Secured personal loans require collateral — an asset you pledge that the lender can claim if you default. Common collateral types: a savings account or CD (held at the lender), a vehicle (lender holds the title), or investment accounts. Because the lender has a direct claim on a specific asset, they take on less risk and charge lower rates.
Rate Comparison in 2026
Unsecured personal loans: 6%–36% APR depending on creditworthiness. Secured personal loans using savings/CD as collateral: typically 2%–8% APR. Secured auto equity loans: 5%–15% APR. The rate difference can be dramatic — a borrower who would get 22% unsecured might get 7%–10% secured, saving thousands over the loan term.
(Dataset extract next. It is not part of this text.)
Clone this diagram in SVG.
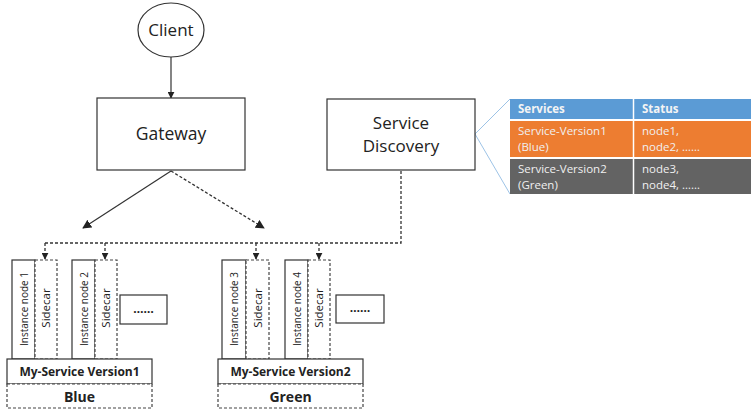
<svg xmlns="http://www.w3.org/2000/svg" width="752" height="411" viewBox="0 0 752 411">
  <defs>
    <marker id="arrow" viewBox="0 0 10 10" refX="9" refY="5" markerWidth="7" markerHeight="7" markerUnits="userSpaceOnUse" orient="auto">
      <path d="M0,0 L10,5 L0,10 z" fill="#222"/>
    </marker>
    <marker id="arrowBig" viewBox="0 0 10 10" refX="9" refY="5" markerWidth="9" markerHeight="9" markerUnits="userSpaceOnUse" orient="auto">
      <path d="M0,0 L10,5 L0,10 z" fill="#222"/>
    </marker>
  </defs>
  <style>
    .box { fill: #fff; stroke: #333; stroke-width: 1.2; }
    .dbox { fill: #fff; stroke: #444; stroke-width: 1.2; stroke-dasharray: 3 2; }
    .line { fill: none; stroke: #333; stroke-width: 1.2; }
    .dline { fill: none; stroke: #333; stroke-width: 1.3; stroke-dasharray: 3 2; }
    .callout { fill: none; stroke: #9dc3e6; stroke-width: 1; }
    .label { font-family: "Open Sans", "DejaVu Sans", sans-serif; fill: #222; text-anchor: middle; }
    .vlabel { font-family: "Open Sans", "DejaVu Sans", sans-serif; font-size: 11.5px; fill: #222; text-anchor: middle; }
    .blabel { font-family: "Open Sans", "DejaVu Sans", sans-serif; font-weight: bold; fill: #222; text-anchor: middle; }
    .th { font-family: "Open Sans", "DejaVu Sans", sans-serif; font-size: 11.5px; font-weight: bold; fill: #f4f4f4; }
    .td { font-family: "Open Sans", "DejaVu Sans", sans-serif; font-size: 11.5px; fill: #f0f0f0; }
  </style>

  <rect width="752" height="411" fill="#fff"/>

  <!-- connectors -->
  <g id="connectors">
    <line class="line" x1="171" y1="57" x2="171" y2="98" marker-end="url(#arrow)"/>
    <line class="line" x1="171" y1="171" x2="83" y2="228" marker-end="url(#arrowBig)"/>
    <line class="dline" x1="171" y1="171" x2="264" y2="228" marker-end="url(#arrowBig)"/>
    <polyline class="dline" points="401,171 401,243 45,243"/>
    <line class="dline" x1="45" y1="243" x2="45" y2="259" marker-end="url(#arrow)"/>
    <line class="dline" x1="105" y1="243" x2="105" y2="259" marker-end="url(#arrow)"/>
    <line class="dline" x1="256" y1="243" x2="256" y2="259" marker-end="url(#arrow)"/>
    <line class="dline" x1="319" y1="243" x2="319" y2="259" marker-end="url(#arrow)"/>
    <polyline class="callout" points="510,99 475,134 510,194"/>
  </g>

  <!-- client -->
  <g id="client">
    <ellipse class="box" cx="171" cy="30" rx="33" ry="27"/>
    <text class="label" x="171" y="36" font-size="17">Client</text>
  </g>

  <!-- gateway -->
  <g id="gateway">
    <rect class="box" x="97" y="98" width="148" height="72"/>
    <text class="label" x="171" y="140" font-size="17.5">Gateway</text>
  </g>

  <!-- service discovery -->
  <g id="service-discovery">
    <rect class="box" x="327" y="99" width="148" height="71"/>
    <text class="label" x="401" y="129" font-size="17">Service</text>
    <text class="label" x="401" y="152" font-size="17">Discovery</text>
  </g>

  <!-- registry table -->
  <g id="registry-table">
    <rect x="510" y="99" width="241" height="20" fill="#5b9bd5"/>
    <rect x="510" y="121" width="241" height="36" fill="#ed7d31"/>
    <rect x="510" y="159" width="241" height="35" fill="#636363"/>
    <line x1="633.5" y1="99" x2="633.5" y2="194" stroke="#fff" stroke-width="1.5"/>
    <text class="th" x="518" y="113">Services</text>
    <text class="th" x="642" y="113">Status</text>
    <text class="td" x="518" y="135">Service-Version1</text>
    <text class="td" x="518" y="151">(Blue)</text>
    <text class="td" x="642" y="135">node1,</text>
    <text class="td" x="642" y="151">node2, ……</text>
    <text class="td" x="518" y="173">Service-Version2</text>
    <text class="td" x="518" y="189">(Green)</text>
    <text class="td" x="642" y="173">node3,</text>
    <text class="td" x="642" y="189">node4, ……</text>
  </g>

  <!-- blue version -->
  <g id="instance-node-1">
    <rect class="box" x="12" y="260" width="23" height="99"/>
    <text class="vlabel" transform="translate(27.5,309) rotate(-90)" textLength="74" lengthAdjust="spacingAndGlyphs">Instance node 1</text>
  </g>
  <g id="sidecar-1">
    <rect class="dbox" x="35" y="260" width="22" height="99"/>
    <text class="vlabel" transform="translate(50,308) rotate(-90)">Sidecar</text>
  </g>
  <g id="instance-node-2">
    <rect class="box" x="72" y="260" width="23" height="99"/>
    <text class="vlabel" transform="translate(87.5,309) rotate(-90)" textLength="74" lengthAdjust="spacingAndGlyphs">Instance node 2</text>
  </g>
  <g id="sidecar-2">
    <rect class="dbox" x="95" y="260" width="22" height="99"/>
    <text class="vlabel" transform="translate(110,308) rotate(-90)">Sidecar</text>
  </g>
  <g id="more-blue">
    <rect class="box" x="120" y="295" width="47" height="29"/>
    <text class="label" x="143.5" y="313" font-size="12" font-weight="bold">……</text>
  </g>
  <g id="my-service-v1">
    <rect class="box" x="7" y="359" width="145" height="25"/>
    <text class="blabel" x="79.5" y="376" font-size="12">My-Service Version1</text>
  </g>
  <g id="blue">
    <rect class="dbox" x="7" y="384" width="145" height="24"/>
    <text class="blabel" x="79.5" y="402" font-size="14">Blue</text>
  </g>

  <!-- green version -->
  <g id="instance-node-3">
    <rect class="box" x="222" y="260" width="24" height="99"/>
    <text class="vlabel" transform="translate(238,309) rotate(-90)" textLength="74" lengthAdjust="spacingAndGlyphs">Instance node 3</text>
  </g>
  <g id="sidecar-3">
    <rect class="dbox" x="246" y="260" width="23" height="99"/>
    <text class="vlabel" transform="translate(261.5,308) rotate(-90)">Sidecar</text>
  </g>
  <g id="instance-node-4">
    <rect class="box" x="285" y="260" width="23" height="99"/>
    <text class="vlabel" transform="translate(300.5,309) rotate(-90)" textLength="74" lengthAdjust="spacingAndGlyphs">Instance node 4</text>
  </g>
  <g id="sidecar-4">
    <rect class="dbox" x="308" y="260" width="22" height="99"/>
    <text class="vlabel" transform="translate(323,308) rotate(-90)">Sidecar</text>
  </g>
  <g id="more-green">
    <rect class="box" x="336" y="295" width="48" height="28"/>
    <text class="label" x="360" y="312" font-size="12" font-weight="bold">……</text>
  </g>
  <g id="my-service-v2">
    <rect class="box" x="218" y="359" width="145" height="25"/>
    <text class="blabel" x="290.5" y="376" font-size="12">My-Service Version2</text>
  </g>
  <g id="green">
    <rect class="dbox" x="218" y="384" width="145" height="24"/>
    <text class="blabel" x="290.5" y="402" font-size="14">Green</text>
  </g>
</svg>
How to Choose: A Framework
Choose an unsecured loan if: your credit score qualifies for a competitive rate (700+), you don't have collateral you're comfortable risking, you're borrowing a modest amount ($5,000–$15,000), or you want the simplest application process.
Choose a secured loan if: you have collateral (especially a savings account or CD at a credit union), your credit score is weak and unsecured rates would be excessive (above 25%), you're borrowing a larger amount ($15,000+), or you're specifically trying to build credit with a credit builder loan.
The Real Risk of Secured Loans
The lower rate comes with genuine risk. If you secure a loan with your car and can't make payments, the lender can repossess the car — even if you need it to get to work. If you secure against your savings account, the lender freezes those funds. Before pledging collateral, honestly assess whether you could make the payments even if your income dropped by 20–30%.
The Special Case: Credit Builder Loans
Credit builder loans are a unique type of secured loan specifically designed for people building or rebuilding credit. You make monthly payments into a savings account, and at the end of the term, you receive the accumulated funds. The payments are reported to credit bureaus, building your credit history. Many credit unions and fintechs (Self, Kikoff) offer these at very low cost. If your goal is credit building rather than accessing cash, a credit builder loan is often the best tool available.